--- ENTRIES SUPPLIED ---

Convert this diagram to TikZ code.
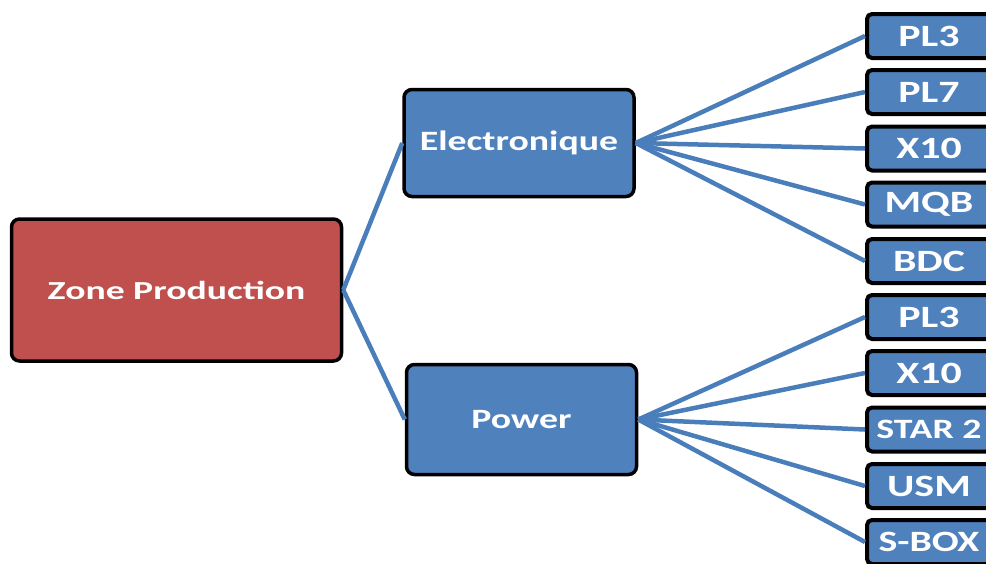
\documentclass[tikz,border=0pt]{standalone}
\usepackage{fontspec}
\setmainfont{Carlito}
\newfontfamily\boxfont[FakeStretch=1.35]{Carlito}
\newfontfamily\rootfont[FakeStretch=1.45]{Carlito}
\definecolor{myblue}{HTML}{4F81BD}
\definecolor{myred}{HTML}{C0504D}
\definecolor{linkblue}{HTML}{4A7EBB}
\begin{document}
\begin{tikzpicture}[x=1pt,y=-1pt]
\useasboundingbox (0,0) rectangle (986,563);
\tikzset{
  basebox/.style={draw=black, line width=3.5pt, rounded corners=8pt, text=white, inner sep=0pt},
  rootbox/.style={basebox, fill=myred, minimum width=330pt, minimum height=142pt, font=\rootfont\bfseries\fontsize{26}{26}\selectfont},
  midbox/.style={basebox, fill=myblue, minimum width=230pt, minimum height=107pt, font=\boxfont\bfseries\fontsize{28}{28}\selectfont},
  leafbox/.style={basebox, line width=4pt, rounded corners=5pt, fill=myblue, minimum width=124pt, minimum height=44pt, font=\boxfont\bfseries\fontsize{31}{31}\selectfont},
  link/.style={draw=linkblue, line width=4.5pt}
}
\node[rootbox] (root) at (176.5,290) {Zone Production};
\node[midbox] (elec) at (519,143) {Electronique};
\node[midbox, minimum height=110pt] (pow) at (521.5,419.5) {Power};

\node[leafbox] (e1) at (929,36) {PL3};
\node[leafbox] (e2) at (929,92) {PL7};
\node[leafbox] (e3) at (929,148.5) {X10};
\node[leafbox] (e4) at (929,204.5) {MQB};
\node[leafbox] (e5) at (929,261) {BDC};
\node[leafbox] (p1) at (929,317) {PL3};
\node[leafbox] (p2) at (929,373) {X10};
\node[leafbox] (p3) at (929,429.5) {\fontsize{28}{28}\selectfont STAR 2};
\node[leafbox] (p4) at (929,486) {USM};
\node[leafbox] (p5) at (929,542) {\fontsize{29.5}{29.5}\selectfont S-BOX};

\draw[link] (root.east) -- (elec.west);
\draw[link] (root.east) -- (pow.west);
\foreach \n in {e1,e2,e3,e4,e5} \draw[link] (elec.east) -- (\n.west);
\foreach \n in {p1,p2,p3,p4,p5} \draw[link] (pow.east) -- (\n.west);
\end{tikzpicture}
\end{document}
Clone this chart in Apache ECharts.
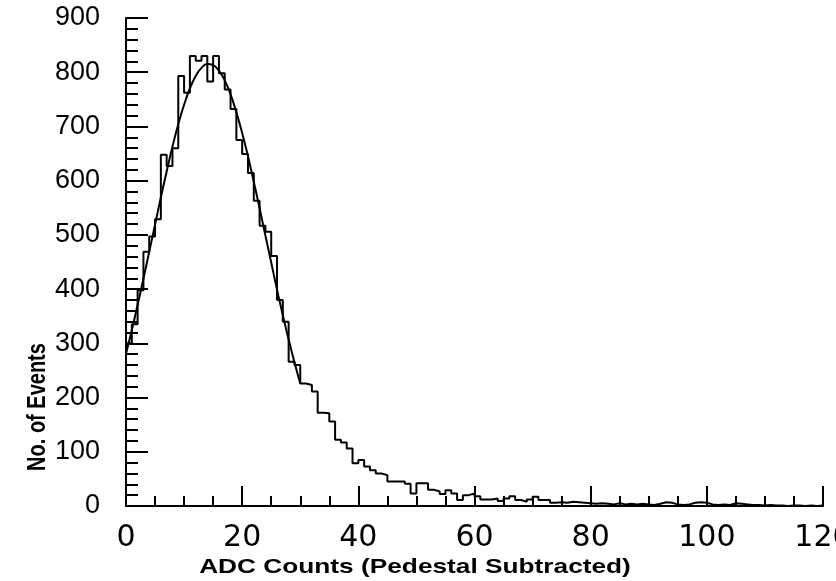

---

Reproduce each line word for word and drop the pictures.

Convert this diagram to TikZ code.
\documentclass[tikz,border=0pt]{standalone}
\usepackage{fontspec}
\setmainfont{Carlito}
\newfontfamily\boxfont[FakeStretch=1.35]{Carlito}
\newfontfamily\rootfont[FakeStretch=1.45]{Carlito}
\definecolor{myblue}{HTML}{4F81BD}
\definecolor{myred}{HTML}{C0504D}
\definecolor{linkblue}{HTML}{4A7EBB}
\begin{document}
\begin{tikzpicture}[x=1pt,y=-1pt]
\useasboundingbox (0,0) rectangle (986,563);
\tikzset{
  basebox/.style={draw=black, line width=3.5pt, rounded corners=8pt, text=white, inner sep=0pt},
  rootbox/.style={basebox, fill=myred, minimum width=330pt, minimum height=142pt, font=\rootfont\bfseries\fontsize{26}{26}\selectfont},
  midbox/.style={basebox, fill=myblue, minimum width=230pt, minimum height=107pt, font=\boxfont\bfseries\fontsize{28}{28}\selectfont},
  leafbox/.style={basebox, line width=4pt, rounded corners=5pt, fill=myblue, minimum width=124pt, minimum height=44pt, font=\boxfont\bfseries\fontsize{31}{31}\selectfont},
  link/.style={draw=linkblue, line width=4.5pt}
}
\node[rootbox] (root) at (176.5,290) {Zone Production};
\node[midbox] (elec) at (519,143) {Electronique};
\node[midbox, minimum height=110pt] (pow) at (521.5,419.5) {Power};

\node[leafbox] (e1) at (929,36) {PL3};
\node[leafbox] (e2) at (929,92) {PL7};
\node[leafbox] (e3) at (929,148.5) {X10};
\node[leafbox] (e4) at (929,204.5) {MQB};
\node[leafbox] (e5) at (929,261) {BDC};
\node[leafbox] (p1) at (929,317) {PL3};
\node[leafbox] (p2) at (929,373) {X10};
\node[leafbox] (p3) at (929,429.5) {\fontsize{28}{28}\selectfont STAR 2};
\node[leafbox] (p4) at (929,486) {USM};
\node[leafbox] (p5) at (929,542) {\fontsize{29.5}{29.5}\selectfont S-BOX};

\draw[link] (root.east) -- (elec.west);
\draw[link] (root.east) -- (pow.west);
\foreach \n in {e1,e2,e3,e4,e5} \draw[link] (elec.east) -- (\n.west);
\foreach \n in {p1,p2,p3,p4,p5} \draw[link] (pow.east) -- (\n.west);
\end{tikzpicture}
\end{document}
Clone this chart in Apache ECharts.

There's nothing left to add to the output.